Cascas de alho e de cebola e alguns caroços estão entre as poucas coisas que ex-chef joga no lixo. Para chegar à matemática do reaproveitamento, diz ela, também é preciso deixar um pouco de lado a filosofia da praticidade total. Dica repetida pela professora de gastronomia da Universidade Católica de Brasília Alessandra Brant, que usa a abóbora para ilustrar a preguiça gastronômica. Em média, 25% do fruto vai para lixeira porque, pelo fato de ser muito duro, as pessoas têm dificuldade de descascá-lo. “Ela pode ser amolecida quando colocada na água quente ou no forno. Além disso, as sementes são ótimas como aperitivo após serem fritas com sal”, diz.

A quem não consegue utilizar 100% dos alimentos na cozinha, Brant tem uma última saída: fazer adubo. “O resíduo volta para a terra, entra no ciclo natural e retorna para nós como saúde, em vez de ficar embargado nos entulhos.”

Novo mercado
Para começar a criar o hábito, Marcos Lelis sugere investir em alimentos mais básicos: o arroz e o feijão. “Quando o arroz não acaba, ele pode ser usado em uma canja à noite ou ser usado para fazer bolinhos”, exemplifica. No caso do feijão, ele sugere caldo, também os bolinhos e tutu. “A comida se reinventa.” O professor ressalta, porém, que o indicado é cozinhar só o necessário, mas que esse tipo de aproveitamento não pode ser ignorado caso sobre alguma porção. “As pessoas não sabem o que fazer com um talo de salsão porque nunca precisaram dele.”

Lelis reconhece, porém, que começa a crescer um movimento para que as cozinhas sejam exploradas de forma mais equilibrada e sem desperdícios, tanto as domésticas quanto as comerciais. De olho nesse mercado, as vizinhas Danyelle Catini e Glória de Jesus abriram a Guisadinho, que oferece lanches e pratos feitos com produtos orgânicos e busca evitar qualquer tipo de desperdício. Elas perceberam que havia interesse das pessoas em se alimentar de forma mais sustentável, mas faltava tempo para aprender e usar as técnicas. O suco de casca de abacaxi e pratos feitos com maços de couve fazem parte do menu criado pela dupla a partir dessa filosofia. Cabe até sobremesa, como o bolo de casca de banana, que leva o resto da fruta também.

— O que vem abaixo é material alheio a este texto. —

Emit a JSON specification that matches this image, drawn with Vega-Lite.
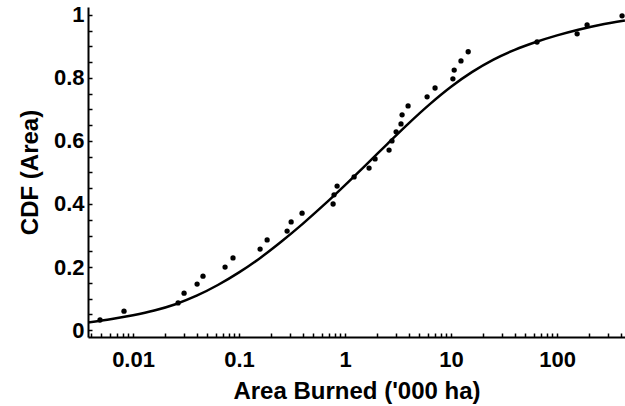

“Nós nos preocupamos em dar o exemplo. Aquela alface que vem embalada em isopor e plástico, além de ser colocada em uma sacola plástica depois, causa muito desperdício. Somos 2 milhões de habitantes em Brasília, uma sacolinha para cada um gera dois milhões de sacolinhas”, diz Danyelle. “Quando levamos nossa sacola, compramos na feira e enrolamos em um pano. Fazemos a nossa parte”. Para a entrega dos produtos, as microempresárias usam embalagens de papel reciclado.

Fique de olho

Confira os quesitos que tornam uma cozinha 100% sustentável
- Redução de lixo
- Uso de 100% do ingrediente ou o máximo possível
- Pratos compostos por produtos de origem orgânica e regionais
- Prioridade aos produtos da estação
- Plantio de horta em casa
- Produção de refeições sem o uso de água
- Reutilização da água da louça para outras situação, como regar plantas
- Substituição do guardanapo de papel pelo de pano
- Desligamento de aparelhos, como micro-ondas, forno e processador de alimentos
- Uso consciente desses eletrodomésticos e preocupação com a eficiência energética deles

Bolo de casca de banana
Da Guisadinho

Ingredientes
- 2 ovos
- 1/4 xícara de óleo
- 1 xícara de aveia
- 1/2 xícara de ameixas secas
- Uma colher de sopa açúcar mascavo
- 1 colher de chá de fermento em pó
- 2 bananas-nanicas

Modo de preparo
Bata os ovos, o óleo, a aveia, as bananas com casca e o açúcar no liquidificador. Misture o fermento por último. Adicione as ameixas em pedaços pequenos. Leve ao forno preaquecido a 180ºC e deixe por 35 minutos.

Picadinho de filé com mil folhas de batata-baroa

Restaurante DuoO

Ingredientes
150g filé-mignon
20g tomate cereja
30g abobrinha-itália
1g de sal
1g de curry
100g de batata-baroa
100ml de leite de castanha-do-pará
10g de queijo coalho sem lactose
1g de ervas de Provence
5g de alho mix
10g de biomassa de banana verde

Modo de preparo
Tempere o filé-mignon com sal, curry e ervas de Provence. Sele-o na panela até desgrudar do fundo. Acrescente a abobrinha, o tomate-cereja e o alho mix. Depois, coloque o leite de castanha e, para finalizar, a biomassa de banana verde. Acerte o sal e reserve. Corte a batata-baroa em lâminas e faça camadas com o queijo coalho e as ervas de Provence. Leve ao forno a 180°C por 20min. Sirva juntos.